M, 118 minutes

4 Stars

Review by © Jane Freebury

As a woman trying to escape an abusive marriage and start over in a new land, the actress Zar Amir Ebrahimi gives a delicate, transcendent performance. It is perhaps informed by her own experience of having to flee Iran in her twenties and build a new life in France. No wonder her performance as Shayda has a ring of truth about it.

Moreover, the filmmaker has also had to turn her back on the land of her birth. As a child, Shayda’s writer-director Noora Niasari experienced rupture and the sadness of having to leave Iran, friends, family and her grandmother’s saffron puddings behind, and build a new life abroad with her mother. Shayda has come about through some searing life experiences.

Shayda has come about through searing life experiences

Niasari came to Australia as a child with her parents but became the object of a custody dispute when they separated amid claims of domestic violence. Her film has been loosely based on this point in time, drawing on her own mother’s recollection of the details of their lives in 1990s Australia, when she was still quite young.

As the titular Shayda, Amir Ebrahimi is kept in frame much of the time, and she is quite wonderful. Not only must Shayda keep herself and her daughter safe, as she struggles to extricate herself from a violent marriage, but she has to re-establish herself and adapt to life in the Australian suburbs. Things need to continue to seem as normal, secure and loving as possible for her sweet 6-year-old daughter Mona (Selina Zahednia).

Nothing could have been stranger than starting a new life in a characterless corner of Australian suburbia. As Shayda and Mona join a household of women and children who are also taking refuge from abusive relationships, they become members of a strange family grouping with housemates originally from Vietnam and Britain.

The women’s refuge is run by Joyce (Leah Purcell) who gives the women practical assistance, like helping Shayda put together evidence for the upcoming custody hearing. Nothing is straightforward in this process either. As Shayda tries to separate from her husband, she needs to ignore the position taken by members of the Iranian community who don’t support her stand and continue to meet the needs of herself and her daughter. On phone calls home, her mother advises that ‘nobody’s life is perfect’, after all.
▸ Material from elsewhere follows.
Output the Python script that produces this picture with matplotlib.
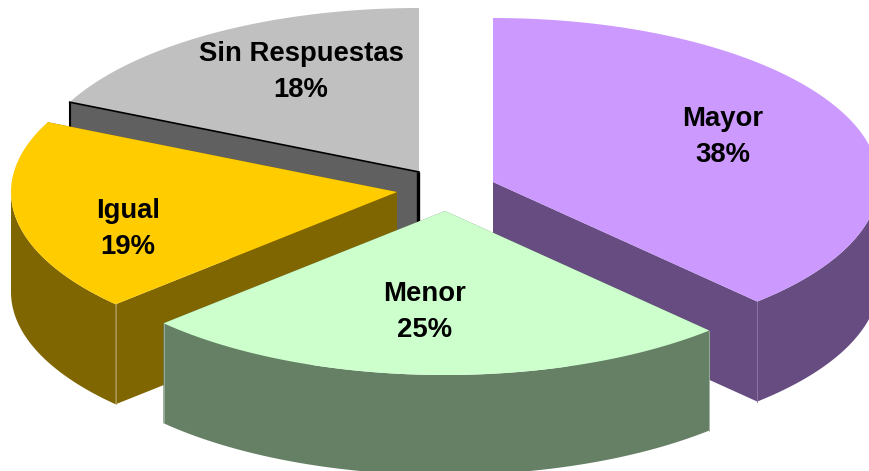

On phone calls home, her mother advises that ‘nobody’s life is perfect’, after all

For the time being, estranged husband Hossein is allowed access to his daughter, alone, on Saturday afternoons. He clearly loves his daughter, and they buy burgers and go to watch The Lion King, but when he realises that his estranged wife is beginning to show an interest in another man (Mojean Aria), he cannot master his emotions.

Shayda and Mona’s emotional tensions, their perpetual state of wariness, is reflected in a slightly unstable but not distracting, framing. It’s very subjective. This tension is only relaxed a few times. Namely at the disco that Shayda’s housemates persuade her to accompany them to, and at a Persian New Year party that seems very promising, with a great spread and the arrival of the attractive ‘cousin from Canada’, until Hossein (Osamah Sami) blunders in and everything is completely overturned.

It is a little unsettling to see the comic actor Osamah Sami as Hossein, after his very winning performance in Ali’s Wedding, a rom-com that he also wrote. He is equally persuasive here as a husband prone to violence. This transformation to a charming and conflicted, threatening character is an achievement for this versatile actor.

While this is an Iranian-Australian film, it shares some of the best traits of Iranian cinema, a cinema with extraordinarily powerful nuanced dramas, like A Separation and A Taste of Cherry, in which minimalist texts can result in better outcomes. Where less is more.

Zar Amir Ebrahimi may get more exposure to a wider audience from this Noora Niasari film than for her award-winning role as a journalist last year in the full-on thriller Holy Spider. For that role, she won best actress at Cannes.

Shayda, winner of a top audience award at Sundance, is a great showcase for Amir Ebrahimi. It is also a film with a backstory of the current political realities in a country where people are denied human rights and freedoms. It is dedicated to Niasari’s mother and the brave women of Iran.